You'll use "I" in three ways in your Human-Voiced Resume. Your resume will have a friendly, conversational tone as though you were speaking to your hiring manager directly.

If you want to pitch resumes into Black Hole recruiting sites, you can do it, but a Human-Voiced Resume was invented to be sent directly to hiring managers, one at a time. You'll send your Human-Voiced Resume through the post, in an envelope, straight to your hiring manager's desk.

The first place to use "I" in your Human-Voiced Resume comes right at the top of the document. You'll use "I" in the Summary paragraph that immediately follows the contact information at the top of your resume.

Here's an example -- the Summary paragraph from Christine's Human-Voiced Resume:

I taught myself Facebook promotion as the VP of Programs for Gamma Phi Beta sorority during college. I built our chapter's FB page to capture 100K Likes and sold $32K of teeshirts during the school year. Now I'm a Social Media Marketing specialist whose passion is building buzz around a brand and converting fans to clients. I'm looking for my next adventure.

Christine is job-hunting, and she's picky. She has every reason to be, because she did a tremendous job at her first two jobs after college and has terrific references. Christine doesn't need to make millions of dollars in her next job or have an ocean view from her desk, but she needs to work for a manager who 'gets' her.

Christine's Summary paragraph makes it clear that she isn't one of the millions of standard, drone-type job applicants whose resumes her next manager will see.

If the manager reading Christine's Human-Voiced Resume at any particular moment doesn't care for the conversational tone in it, Christine hopes that the manager tosses her resume in the rubbish bin.

She doesn't have time to waste in her job search. She doesn't have time to spend with people who don't want to know the real Christine, the person behind the resume.

The human voice in Christine's resume sets her apart from more traditional, zombie-fied job candidates, and it also helps Christine decide which managers will be a good match for her very human working style.

You'll use "I" in the body of your resume, too, in two ways. You'll use "I" as you frame each role that you've held in your career so far. You'll also use "I" in your short bullets describing your accomplishments in each job. We call these mini-stories Dragon-Slaying Stories.

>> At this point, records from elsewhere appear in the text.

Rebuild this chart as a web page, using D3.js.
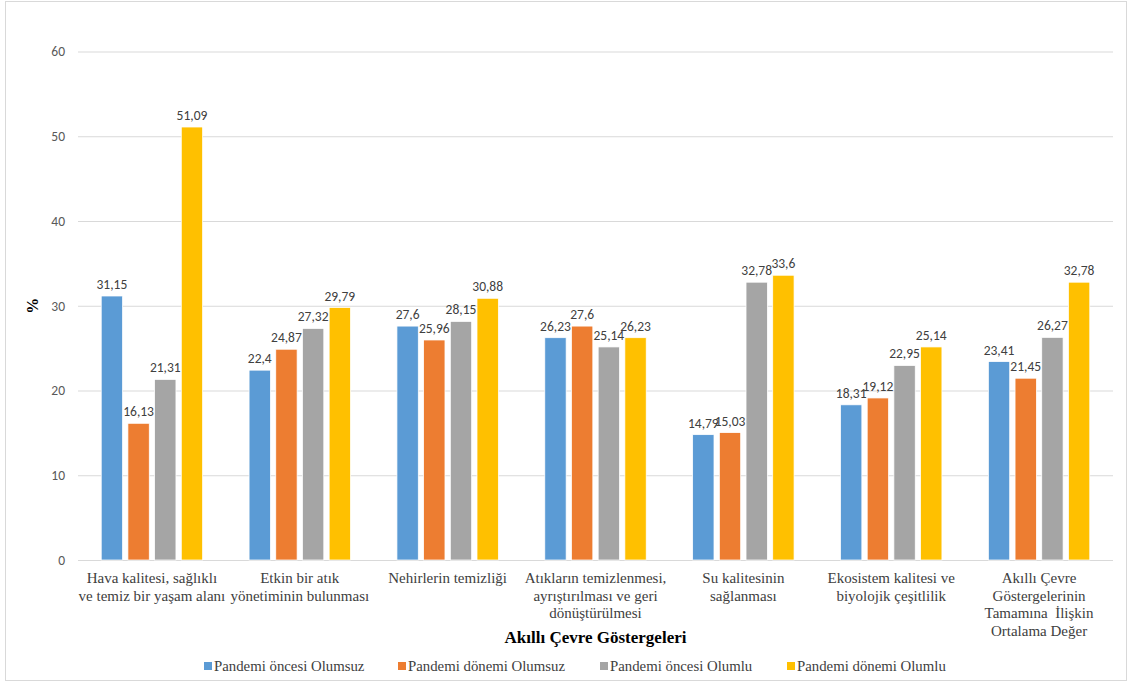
<!DOCTYPE html>
<html>
<head>
<meta charset="utf-8">
<script src="https://cdn.jsdelivr.net/npm/d3@7"></script>
<style>
  html, body { margin: 0; padding: 0; background: #fff; }
  svg { display: block; }
</style>
</head>
<body>
<svg id="chart" width="1131" height="684"></svg>
<script>
// Categories (line breaks marked with \n)
const categories = [
  "Hava kalitesi, sağlıklı\nve temiz bir yaşam alanı",
  "Etkin bir atık\nyönetiminin bulunması",
  "Nehirlerin temizliği",
  "Atıkların temizlenmesi,\nayrıştırılması ve geri\ndönüştürülmesi",
  "Su kalitesinin\nsağlanması",
  "Ekosistem kalitesi ve\nbiyolojik çeşitlilik",
  "Akıllı Çevre\nGöstergelerinin\nTamamına  İlişkin\nOrtalama Değer"
];

const seriesNames = [
  "Pandemi öncesi Olumsuz",
  "Pandemi dönemi Olumsuz",
  "Pandemi öncesi Olumlu",
  "Pandemi dönemi Olumlu"
];

const oncesiOlumsuz = [31.15, 22.4, 27.6, 26.23, 14.79, 18.31, 23.41];
const donemiOlumsuz = [16.13, 24.87, 25.96, 27.6, 15.03, 19.12, 21.45];
const oncesiOlumlu  = [21.31, 27.32, 28.15, 25.14, 32.78, 22.95, 26.27];
const donemiOlumlu  = [51.09, 29.79, 30.88, 26.23, 33.6, 25.14, 32.78];

const yTicks = [0, 10, 20, 30, 40, 50, 60];
const colors = ["#5B9BD5", "#ED7D31", "#A5A5A5", "#FFC000"];

const seriesValues = [oncesiOlumsuz, donemiOlumsuz, oncesiOlumlu, donemiOlumlu];

const svg = d3.select("#chart");

// Outer chart frame
svg.append("rect")
  .attr("x", 5.5).attr("y", 1.5)
  .attr("width", 1121).attr("height", 679)
  .attr("fill", "#fff").attr("stroke", "#D9D9D9").attr("stroke-width", 1);

const plot = { left: 78, right: 1113, top: 51.5, bottom: 560 };

const y = d3.scaleLinear().domain([0, 60]).range([plot.bottom, plot.top]);
const x0 = d3.scaleBand().domain(categories).range([plot.left, plot.right]).padding(0);
const x1 = d3.scaleBand().domain(seriesNames)
  .range([0, x0.bandwidth()]).paddingInner(0.2).paddingOuter(0.87);

// Gridlines + y tick labels
const yAxis = d3.axisLeft(y).tickValues(yTicks)
  .tickSize(-(plot.right - plot.left)).tickPadding(13)
  .tickFormat(d => String(d));

const gy = svg.append("g")
  .attr("transform", `translate(${plot.left},0)`)
  .call(yAxis);
gy.select(".domain").remove();
gy.selectAll(".tick line").attr("stroke", "#D9D9D9").attr("stroke-width", 1);
gy.selectAll(".tick text")
  .attr("fill", "#595959")
  .attr("font-family", "Carlito, Lato, 'Liberation Sans', sans-serif")
  .attr("font-size", 13.5);

// Y title
svg.append("text")
  .attr("transform", `translate(38,${(plot.top + plot.bottom) / 2}) rotate(-90)`)
  .attr("text-anchor", "middle")
  .attr("font-family", "'Liberation Serif', 'Times New Roman', serif")
  .attr("font-weight", "bold")
  .attr("font-size", 16)
  .attr("fill", "#000")
  .text("%");

// Bars
const fmt = v => String(v).replace(".", ",");
const groups = svg.append("g").selectAll("g")
  .data(categories)
  .join("g")
  .attr("transform", d => `translate(${x0(d)},0)`);

groups.each(function(cat, ci) {
  const g = d3.select(this);
  const rows = seriesNames.map((s, si) => ({ s, si, v: seriesValues[si][ci] }));
  g.selectAll("rect")
    .data(rows)
    .join("rect")
    .attr("x", d => x1(d.s))
    .attr("y", d => y(d.v))
    .attr("width", x1.bandwidth())
    .attr("height", d => y(0) - y(d.v))
    .attr("fill", d => colors[d.si])
    .attr("stroke", "#fff")
    .attr("stroke-width", 0.75);
  g.selectAll("text.val")
    .data(rows)
    .join("text")
    .attr("class", "val")
    .attr("x", d => x1(d.s) + x1.bandwidth() / 2)
    .attr("y", d => y(d.v) - 7)
    .attr("text-anchor", "middle")
    .attr("font-family", "Carlito, Lato, 'Liberation Sans', sans-serif")
    .attr("font-size", 13.5)
    .attr("fill", "#404040")
    .text(d => fmt(d.v));
});

// Category labels
const catG = svg.append("g");
categories.forEach(cat => {
  const lines = cat.split("\n");
  const t = catG.append("text")
    .attr("text-anchor", "middle")
    .attr("font-family", "'Liberation Serif', 'Times New Roman', serif")
    .attr("font-size", 15)
    .attr("fill", "#404040");
  lines.forEach((ln, i) => {
    t.append("tspan")
      .attr("x", x0(cat) + x0.bandwidth() / 2)
      .attr("y", 583 + i * 17.5)
      .style("white-space", "pre")
      .text(ln);
  });
});

// X title
svg.append("text")
  .attr("x", (plot.left + plot.right) / 2)
  .attr("y", 643)
  .attr("text-anchor", "middle")
  .attr("font-family", "'Liberation Serif', 'Times New Roman', serif")
  .attr("font-weight", "bold")
  .attr("font-size", 17)
  .attr("fill", "#000")
  .text("Akıllı Çevre Göstergeleri");

// Legend
const legendX = [204, 398, 600, 787];
const lg = svg.append("g");
seriesNames.forEach((s, i) => {
  lg.append("rect")
    .attr("x", legendX[i]).attr("y", 662)
    .attr("width", 8).attr("height", 8)
    .attr("fill", colors[i]);
  lg.append("text")
    .attr("x", legendX[i] + 10).attr("y", 671)
    .attr("font-family", "'Liberation Serif', 'Times New Roman', serif")
    .attr("font-size", 14.8)
    .attr("fill", "#404040")
    .text(s);
});
</script>
</body>
</html>
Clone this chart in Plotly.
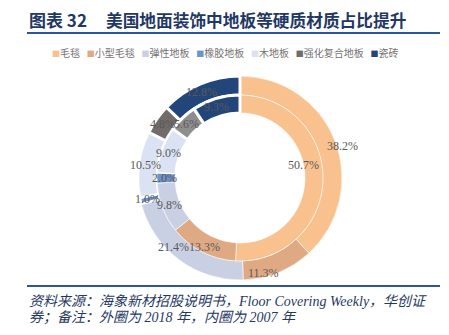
import math
import plotly.graph_objects as go

categories = ["毛毯", "小型毛毯", "弹性地板", "橡胶地板", "木地板", "强化复合地板", "瓷砖"]
outer_2018 = [38.2, 11.3, 21.4, 1.0, 10.5, 4.8, 12.8]
inner_2007 = [50.7, 13.3, 9.8, 2.0, 9.0, 5.6, 9.3]

outer_colors = ["#F8C18E", "#DFA983", "#C9D0E3", "#6C93CB", "#DAE2F3", "#716B69", "#22457A"]
inner_colors = ["#F8C18E", "#DFA983", "#C9D0E3", "#6C93CB", "#DAE2F3", "#8F8E8E", "#22457A"]
outer_line = [0.6, 0.6, 0.6, 2.5, 2.5, 3, 3]
inner_line = [0.6, 0.6, 0.6, 0.6, 1.5, 3, 3]

# hand-placed label nudges (pixels, dx right, dy down) like the reference
outer_nudge = [(18, 2), (-10, 9), (-9, -6), (0, 0), (0, 0), (0, 0), (0, 0)]
inner_nudge = [(-8, -15), (0, 3), (0, 0), (0, 0), (0, 0), (0, 0), (0, 0)]

title_num = "图表 32"
title_main = "美国地面装饰中地板等硬质材质占比提升"
source_line1 = "资料来源：海象新材招股说明书，Floor Covering Weekly，华创证"
source_line2 = "券；备注：外圈为 2018 年，内圈为 2007 年"

W, H = 449, 335
cx, cy = 240, 178
r_out, r_mid, r_in = 102, 83, 65


def dom(r):
    return dict(x=[(cx - r) / W, (cx + r) / W],
                y=[(H - cy - r) / H, (H - cy + r) / H])


fig = go.Figure()
fig.add_trace(go.Pie(
    labels=categories, values=outer_2018, textinfo="none",
    hole=r_mid / r_out, domain=dom(r_out), sort=False, direction="clockwise",
    marker=dict(colors=outer_colors, line=dict(color="white", width=outer_line)),
    showlegend=False, name="2018",
))
fig.add_trace(go.Pie(
    labels=categories, values=inner_2007, textinfo="none",
    hole=r_in / r_mid, domain=dom(r_mid), sort=False, direction="clockwise",
    marker=dict(colors=inner_colors, line=dict(color="white", width=inner_line)),
    showlegend=False, name="2007",
))

label_font = dict(family="Liberation Serif, Times New Roman, serif", size=12, color="#595959")
annotations = []


def ring_labels(values, radius, nudges):
    total = sum(values)
    cum = 0.0
    lx = cx - 2
    for v, (dx, dy) in zip(values, nudges):
        th = 2 * math.pi * (cum + v / 2) / total
        cum += v
        px = lx + radius * math.sin(th) + dx
        py = cy - radius * math.cos(th) + dy
        annotations.append(dict(
            text=f"{v:.1f}%", x=px / W, y=1 - py / H, xref="paper", yref="paper",
            xanchor="center", yanchor="middle", showarrow=False, font=label_font))


ring_labels(outer_2018, 93, outer_nudge)
ring_labels(inner_2007, 74, inner_nudge)

# legend built as one text line
legend_parts = []
for cat, col in zip(categories, outer_colors):
    legend_parts.append(
        f"<span style='color:{col};font-size:8px'>■</span>"
        f"<span style='color:#767171'>{cat}</span>")
legend_text = "&nbsp;&nbsp;&nbsp;".join(legend_parts)

navy = "#1F3864"
annotations += [
    dict(text=f"<b>{title_num}</b>", x=27 / W, y=1 - 20 / H, xref="paper", yref="paper",
         xanchor="left", yanchor="middle", showarrow=False,
         font=dict(family="Noto Sans CJK SC, Liberation Serif", size=17, color=navy)),
    dict(text=f"<b>{title_main}</b>", x=104 / W, y=1 - 20 / H, xref="paper", yref="paper",
         xanchor="left", yanchor="middle", showarrow=False,
         font=dict(family="Noto Sans CJK SC", size=16.7, color=navy)),
    dict(text=legend_text, x=50 / W, y=1 - 53 / H, xref="paper", yref="paper",
         xanchor="left", yanchor="middle", showarrow=False,
         font=dict(family="Noto Sans CJK SC", size=10, color="#767171")),
    dict(text=f"<i>{source_line1}</i>", x=27 / W, y=1 - 301 / H, xref="paper", yref="paper",
         xanchor="left", yanchor="middle", showarrow=False,
         font=dict(family="Liberation Serif, Noto Sans CJK SC", size=14, color=navy)),
    dict(text=f"<i>{source_line2}</i>", x=27 / W, y=1 - 317 / H, xref="paper", yref="paper",
         xanchor="left", yanchor="middle", showarrow=False,
         font=dict(family="Liberation Serif, Noto Sans CJK SC", size=14, color=navy)),
]

shapes = [
    dict(type="line", xref="paper", yref="paper", x0=27 / W, x1=440 / W,
         y0=1 - 33 / H, y1=1 - 33 / H, line=dict(color="#2E5597", width=2)),
    dict(type="line", xref="paper", yref="paper", x0=27 / W, x1=440 / W,
         y0=1 - 286 / H, y1=1 - 286 / H, line=dict(color="#2E5597", width=2)),
]

fig.update_layout(
    width=W, height=H, margin=dict(l=0, r=0, t=0, b=0),
    paper_bgcolor="white", plot_bgcolor="white",
    annotations=annotations, shapes=shapes,
    showlegend=False,
)

fig.write_html("out.html")
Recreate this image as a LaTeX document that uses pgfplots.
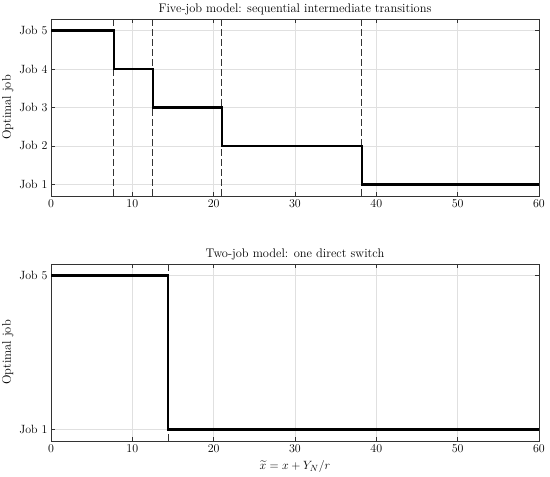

Acme Explosives, Phoenix, Arizona

Social Media Marketing Manager

2004 - 2011

Acme is the world's second-largest maker of stick dynamite with $20M in annual revenues. I was recruited to Acme by its CMO, Mel Blanc, who heard me speak at a conference. My mission was to grow awareness of our brand and generate sales leads.

  •  To launch Acme's social presence, I created an interactive quiz that generated 450K new visits to our site in two weeks and $2M in new-customer sales over the next six months
  • When we acquired Wile E. Products in 2006, I integrated the two brands' social media activities and launched a Youtube how-to channel that has 100K followers
  • As Acme gained regulatory approval to ship unassembled stick dynamite by mail, I created an awareness campaign that led to $750K in ecommerce orders in one year

Christine uses the word "I" appropriately and without hesitation throughout her Human-Voiced Resume, careful to avoid stacking "I"s atop one another or to suggest that she ran Acme Explosives by herself, with no assistance!

Christine wants hiring managers to know that she loves a challenge and will dive in to solve big problems at work. She wants a hiring manager to know that she's ready to start working and make a difference, but only for a manager who is excited about the match-up between his or her needs and Christine's talents. There are plenty of managers in pain out in the business ecosystem. Christine only needs to find one of them.

Are you ready to go find hiring managers in pain, yourself? Start by putting a human voice in your resume. The word "I" in your own branding document is about as human as you can get. If you're new to rule-breaking, adding "I" to your resume is a wonderful first step!